DRIVERS who don’t indicate for the benefit of pedestrians risk nine points, a £2,500 fine and even disqualification.
It’s a massive bugbear for many on UK roads. When a motorist fails to signal when turning into a road, it’s pedestrians who can find themselves caught like a rabbit in the headlights and in harm’s way. However, data from our ongoing independent research into the behaviour of motorists, found many drivers are confused about whether they’re even supposed to signal for people on foot or not.
And now those behind the wheel have been warned they risk prosecution if they only signal for other cars.
James O’Malley, company director of Select Car Leasing, says: “This is one of those bad habits that drive people into a rage. And yet there’s still so much debate about whether a driver should or shouldn’t indicate so that pedestrians know what they’re doing.
Let’s set the record straight, as The Highway Code is clear on the matter. If you fail to indicate for a pedestrian and it ends up with someone being hurt, you can be prosecuted, fined and even have your licence taken off you.
“The Highway Code states that, ‘Signals warn and inform other road users, including pedestrians’. It also says that ‘signalling does not give you priority’. If a pedestrian is already half way across the road you’re trying to turn in to, they have priority and you need to wait for them to cross.
While there’s no specific motoring offence for failing to signal your intentions to a pedestrian, you could be charged with driving without due care and attention. That’s according to leading UK motoring lawyer Emma Patterson, who says that particular charge could land drivers with up to nine points on their licence and even, in extreme circumstances, disqualification.

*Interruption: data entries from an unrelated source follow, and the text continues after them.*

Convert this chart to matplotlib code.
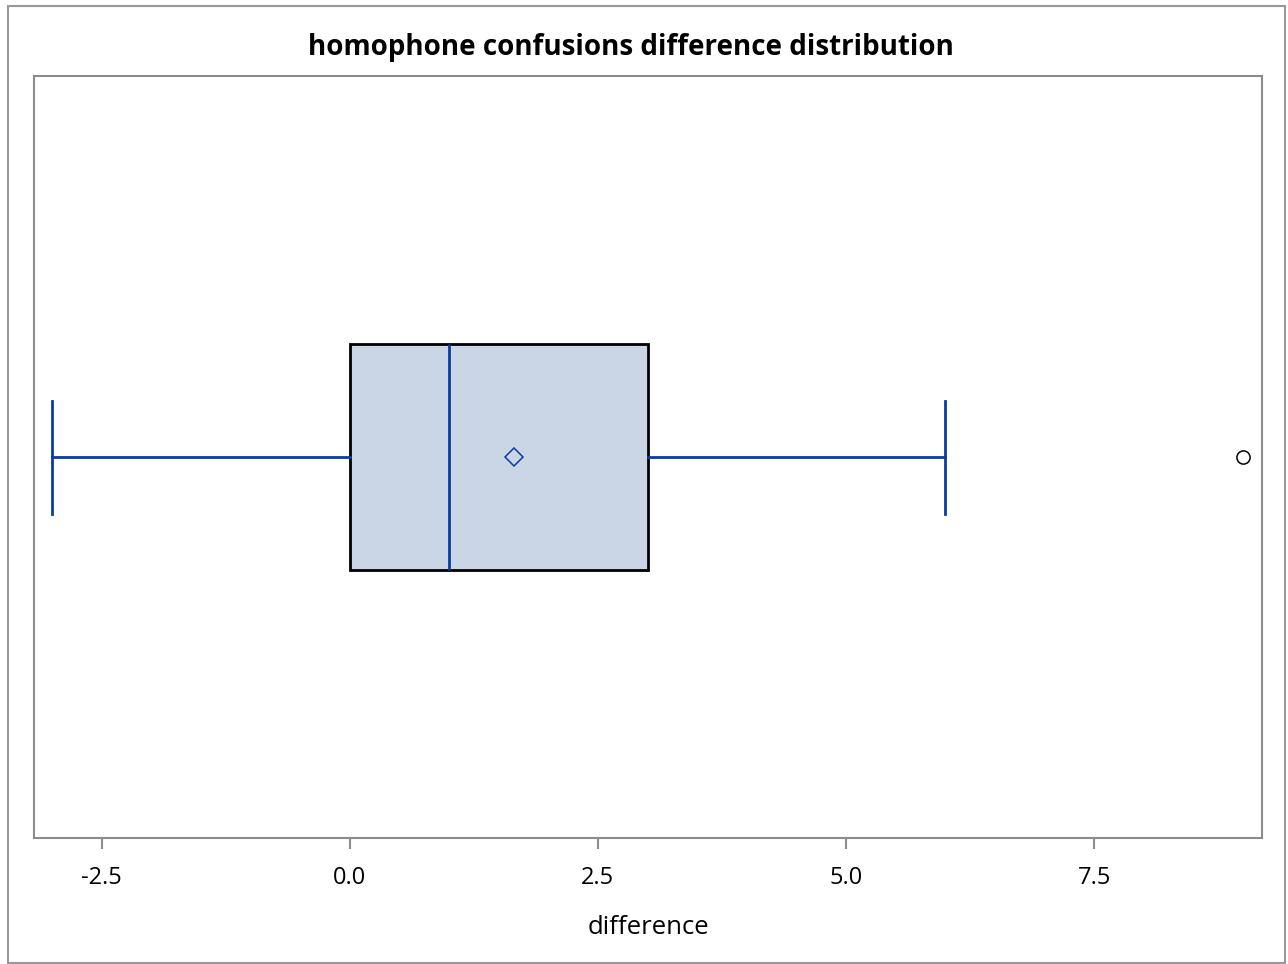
import matplotlib
matplotlib.use("Agg")
import matplotlib.pyplot as plt
from matplotlib.patches import Rectangle

# Data
whisker_low = -3.0
q1 = 0.0
median = 1.0
q3 = 3.0
whisker_high = 6.0
mean = 1.65
outliers = [9.0]
tick_values = [-2.5, 0.0, 2.5, 5.0, 7.5]
tick_labels = ["-2.5", "0.0", "2.5", "5.0", "7.5"]

plt.rcParams['font.family'] = ['Open Sans', 'DejaVu Sans']

W, H = 1288, 964
fig = plt.figure(figsize=(W / 100, H / 100), dpi=100)
ax = fig.add_axes([34 / W, 1 - 838 / H, (1262 - 34) / W, (838 - 76) / H])

blue = "#0A3CA0"
stats = [dict(whislo=whisker_low, q1=q1, med=median, q3=q3, whishi=whisker_high,
              mean=mean, fliers=outliers)]
box_h = 226 / 762
lw = 2.0
ax.bxp(stats, positions=[0.5], widths=box_h, vert=False, patch_artist=True,
       showmeans=True, showfliers=True,
       boxprops=dict(facecolor="#CAD5E6", edgecolor="black", linewidth=lw),
       medianprops=dict(color=blue, linewidth=lw),
       whiskerprops=dict(color=blue, linewidth=lw),
       capprops=dict(color=blue, linewidth=lw),
       capwidths=box_h / 2,
       meanprops=dict(marker="D", markerfacecolor="none", markeredgecolor=blue,
                      markersize=9.5, markeredgewidth=1.1),
       flierprops=dict(marker="o", markerfacecolor="none", markeredgecolor="black",
                       markersize=9.5, markeredgewidth=1.1))

x0 = -3.0 - (52 - 34) / 99.6
x1 = 9.0 + (1262 - 1243) / 99.6
ax.set_xlim(x0, x1)
ax.set_ylim(0, 1)
ax.set_yticks([])
ax.set_xticks(tick_values)
ax.set_xticklabels(tick_labels)
ax.tick_params(axis="x", length=8, width=1.5, color="#8c8c8c", labelsize=17, pad=12)
for s in ax.spines.values():
    s.set_color("#8c8c8c")
    s.set_linewidth(1.5)

ax.set_xlabel("difference", fontsize=18.5, labelpad=18)
fig.text(631 / W, 1 - 47 / H, "homophone confusions difference distribution",
         ha="center", va="center", fontsize=20, fontweight="bold")

fig.patches.append(Rectangle((8 / W, 1 - 963 / H), (1285 - 8) / W, (963 - 6) / H,
                             transform=fig.transFigure, fill=False,
                             edgecolor="#999999", linewidth=1.5))

fig.savefig("out.png", dpi=100)
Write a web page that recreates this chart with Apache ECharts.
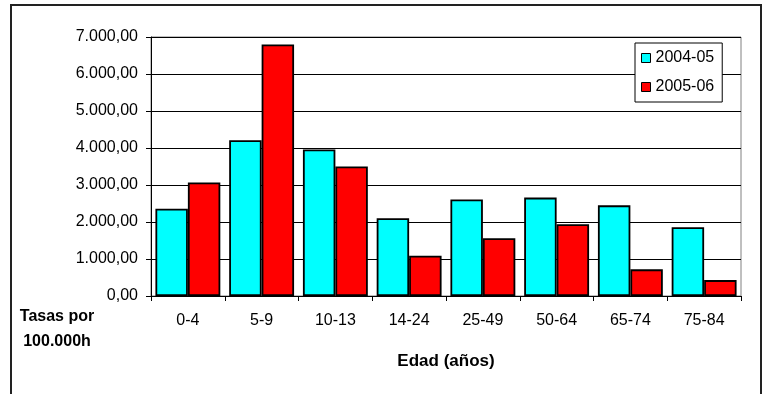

Emma, from national firm Patterson Law, says: “Drivers need to signal their intentions to all road users, and that includes pedestrians.
“Failing to do so may mean a motorist falls below the threshold of being a careful, competent driver and they could be hit with a 'driving without due care and attention’ charge, or in rarer circumstances even 'dangerous driving’.”
Emma says driving without due care and attention charge could also result in a fine of up to £2,500, depending on the nature of the incident. She also highlights another common danger - and that’s accidents caused through motorists signalling to other road users to proceed.
She adds: “In some ways, an over eagerness to signal can be just as bad as failing to signal. You’ll typically get a driver flashing their lights or physically indicating that it’s okay for someone to make their manoeuvre. But you might then get a motorcyclist, who’s filtering through traffic, oblivious to the signal and who’s then put in harm’s way. It’s a scenario we deal with regularly.”
The data, uncovered as part of our ongoing national survey of 1,200 UK motorists, brings further insight into the UKs behaviour at the wheel. And its not the first time we've lifted the lid on our traits when driving.
Our recent survey found that many motorists were unaware that swearing at other road users could also land them with a fine. Under the Crime and Disorder Act, both swearing and performing rude gestures, such as sticking your middle finger up whilst driving are classed as 'disorderly behaviour'.
If you're behind the wheel and get caught flipping someone off you could be slapped with a £1,000 fine, depending on the severity of the road rage. Giving in to road rage can land drivers with a fine due to 'not being fully in control of a vehicle'. And if road rage engulfs you whilst you're behind the wheel of vehicle designed to carry eight or more passengers, that fine will be increased to £2,500.
James O’Malley adds: “This kind of thing isn't covered in tests, so it's unsurprising when certain drivers aren't aware of some of the finer points of driving laws."